Irish College Antwerp
- Other names: College of the Irish Priests in Antwerp
- Type: Seminary
- Active: 1600c–1795
- Parent institution: Irish College, Douai
- Religious affiliation: Roman Catholic
- Academic affiliations: Jesuit College Antwerp

= Irish College, Antwerp =

Irish seminary

Irish College, Antwerp, was an Irish Pastoral College, dedicated to St. Patrick for Irish Secular Priests, which opened circa 1600 during the Penal Laws in Antwerp, in what is now Belgium. It was a satellite college of the Irish College, Douai. The College was redeveloped in 1629 by Lawrence Sedgrave a Leinster priest (from a wealthy Catholic family which included a former Lord Mayor of Dublin Walter Sedgrave) who bought the premises. Students attended lectures at the Jesuit college at Antwerp, where Irish Jesuit Fr. Richard Archdeacon (Arsdekin), S.J. taught, and later from 1716 students studied at the Antwerp Diocesan Seminary in Schoenmarkt. Where previously the College was in total control of its Presidents Sedgrave, Talbot, and Eustace, from 1677 the College became more under the control of the diocese under the brief tenure of Bishop of Antwerp Aubertus van den Eede, this was in line with the Council of Trent decrees. It was following James Clears appointment as president, and the episcopacy of Joannes Ferdinandus Van Beughem as Bishop of Antwerp, in 1679, that the first formal set of rules and regulations were agreed and printed.

The college closed, as did the other Irish colleges, following the French Revolution and the occupation of Belgium in 1795.
The Franciscan Bishop Leighlin Francisco de Ribera resided in the Irish College Antwerp, when he could not stay in Ireland.

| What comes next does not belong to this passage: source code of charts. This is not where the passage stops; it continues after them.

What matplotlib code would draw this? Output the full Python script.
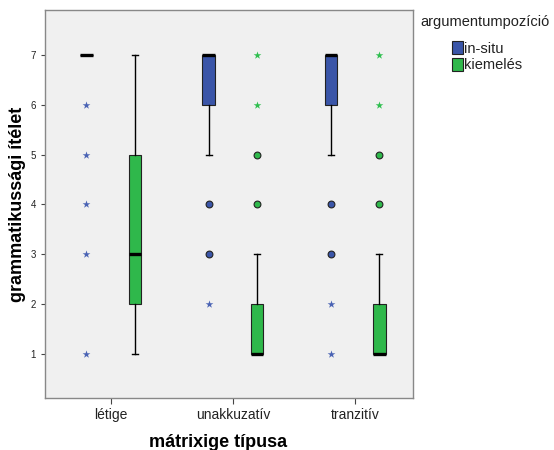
import matplotlib
matplotlib.use("Agg")
import matplotlib.pyplot as plt
from matplotlib.patches import Patch

plt.rcParams["font.family"] = ["Liberation Sans", "DejaVu Sans"]

categories = ["létige", "unakkuzatív", "tranzitív"]
groups = ["in-situ", "kiemelés"]

# box statistics per group, per category
q1 = {"in-situ": [7, 6, 6], "kiemelés": [2, 1, 1]}
med = {"in-situ": [7, 7, 7], "kiemelés": [3, 1, 1]}
q3 = {"in-situ": [7, 7, 7], "kiemelés": [5, 2, 2]}
whislo = {"in-situ": [7, 5, 5], "kiemelés": [1, 1, 1]}
whishi = {"in-situ": [7, 7, 7], "kiemelés": [7, 3, 3]}
# outliers (circles) and extreme values (stars)
circles = {"in-situ": [[], [4, 3], [4, 3]], "kiemelés": [[], [5, 4], [5, 4]]}
stars = {"in-situ": [[6, 5, 4, 3, 1], [2], [2, 1]], "kiemelés": [[], [7, 6], [7, 6]]}

colors = {"in-situ": "#3a55a8", "kiemelés": "#2fb84b"}
star_colors = {"in-situ": "#4a63b4", "kiemelés": "#2fbf4f"}
offsets = {"in-situ": -0.2, "kiemelés": 0.2}

fig = plt.figure(figsize=(5.54, 4.5), dpi=100)
ax = fig.add_axes([45/554, 52/450, 368/554, 388/450])
ax.set_facecolor("#f0f0f0")

for g in groups:
    stats = []
    for i in range(len(categories)):
        stats.append(dict(q1=q1[g][i], med=med[g][i], q3=q3[g][i],
                          whislo=whislo[g][i], whishi=whishi[g][i], fliers=[]))
    pos = [i + offsets[g] for i in range(len(categories))]
    ax.bxp(stats, positions=pos, widths=0.1, patch_artist=True, showfliers=False,
           boxprops=dict(facecolor=colors[g], edgecolor="#222222", linewidth=0.8),
           medianprops=dict(color="black", linewidth=2.4),
           whiskerprops=dict(color="black", linewidth=1.0),
           capprops=dict(color="black", linewidth=1.0), capwidths=0.05)
    for i in range(len(categories)):
        x = i + offsets[g]
        if circles[g][i]:
            ax.scatter([x] * len(circles[g][i]), circles[g][i], s=24, marker="o",
                       facecolor=colors[g], edgecolor="#222222", linewidth=0.8, zorder=5)
        if stars[g][i]:
            ax.scatter([x] * len(stars[g][i]), stars[g][i], s=34, marker="*",
                       color=star_colors[g], linewidth=0, zorder=5)

ax.set_xlim(-0.54, 2.475)
ax.set_ylim(0.12, 7.9)
ax.set_xticks(range(len(categories)))
ax.set_xticklabels(categories, fontsize=10)
ax.set_yticks([1, 2, 3, 4, 5, 6, 7])
ax.tick_params(axis="y", labelsize=7, length=3, colors="#444444")
ax.tick_params(axis="x", length=4, colors="#444444", pad=3)
for lab in ax.get_xticklabels() + ax.get_yticklabels():
    lab.set_color("#222222")
for s in ax.spines.values():
    s.set_color("#888888")
    s.set_linewidth(1.0)

ax.set_ylabel("grammatikussági ítélet", fontsize=13, fontweight="bold", labelpad=3)
ax.set_xlabel("mátrixige típusa", fontsize=13, fontweight="bold", labelpad=6)
ax.xaxis.set_label_coords(0.47, -0.093)

fig.text(420/554, 1 - 22/450, "argumentumpozíció", fontsize=10.5, color="#222222",
         va="center", ha="left")
handles = [Patch(facecolor=colors[g], edgecolor="#222222", linewidth=0.8) for g in groups]
leg = fig.legend(handles, groups, loc="upper left",
                 bbox_to_anchor=(452/554, 1 - 41/450), frameon=False, fontsize=10.5,
                 handlelength=0.75, handleheight=1.0,
                 handletextpad=0.1, labelspacing=0.15, borderpad=0.0, borderaxespad=0)
for t in leg.get_texts():
    t.set_color("#222222")

fig.savefig("out.png", dpi=100)
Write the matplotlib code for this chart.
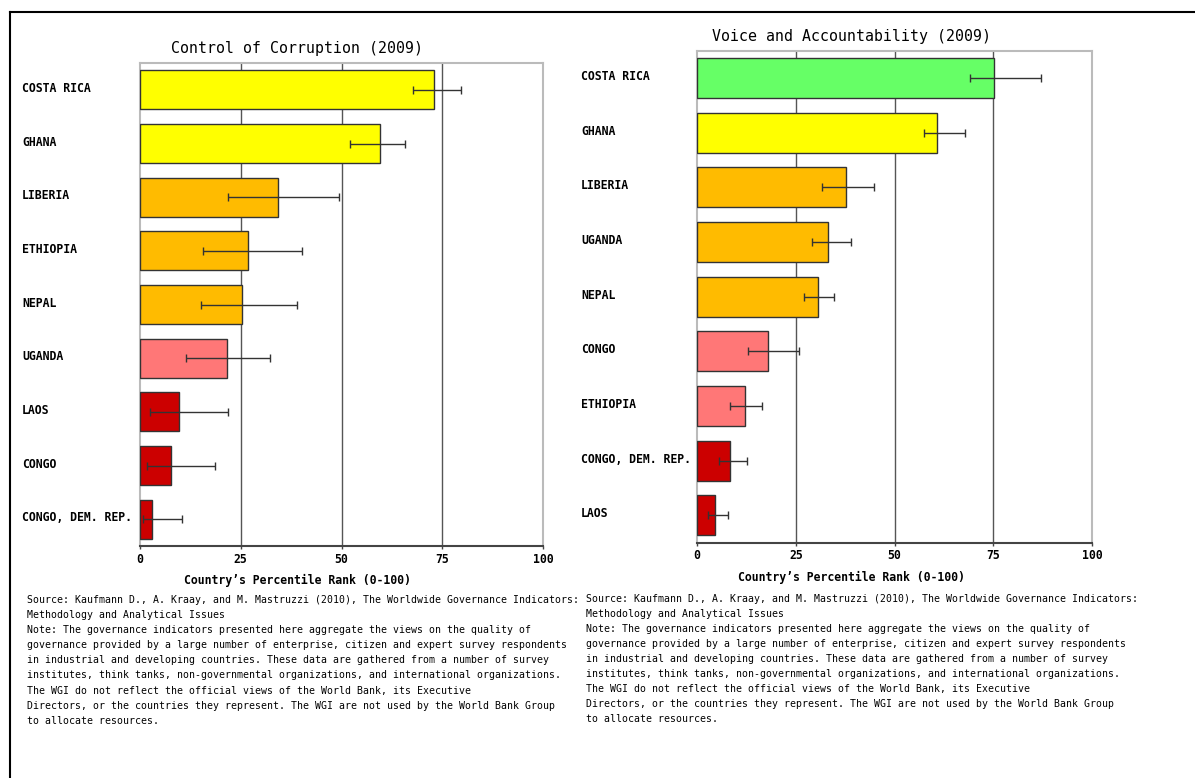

The Belgian Jesuit and religious writer (of Irish extraction) William Stanyhurst SJ, taught at the Irish college in Antwerp.

==Rectors/Presidents==
Following his dead Fr. Sedgraves' nephew Rev. James Talbot succeeded him as Rector/President in 1633, Talbot was followed by Nicholas Eustace (1642–1677), other Rectors/Presidents include James Cleer (1677–), John Egan, Martin Caddan, Peter Hennessy, Michael Hennessy (1704–1730), John Kent (1731–1732), Daniel O'Reilly (1732–1747), Hugh MacMahon(1747–1772 & 1774–1787), James MacMahon (1772–1774), and Hugh O'Reilly (1787–1795). Bishop Peter Talbot (1620–1680), archbishop of Dublin (1671–1680), served as chair of theology in Antwerp.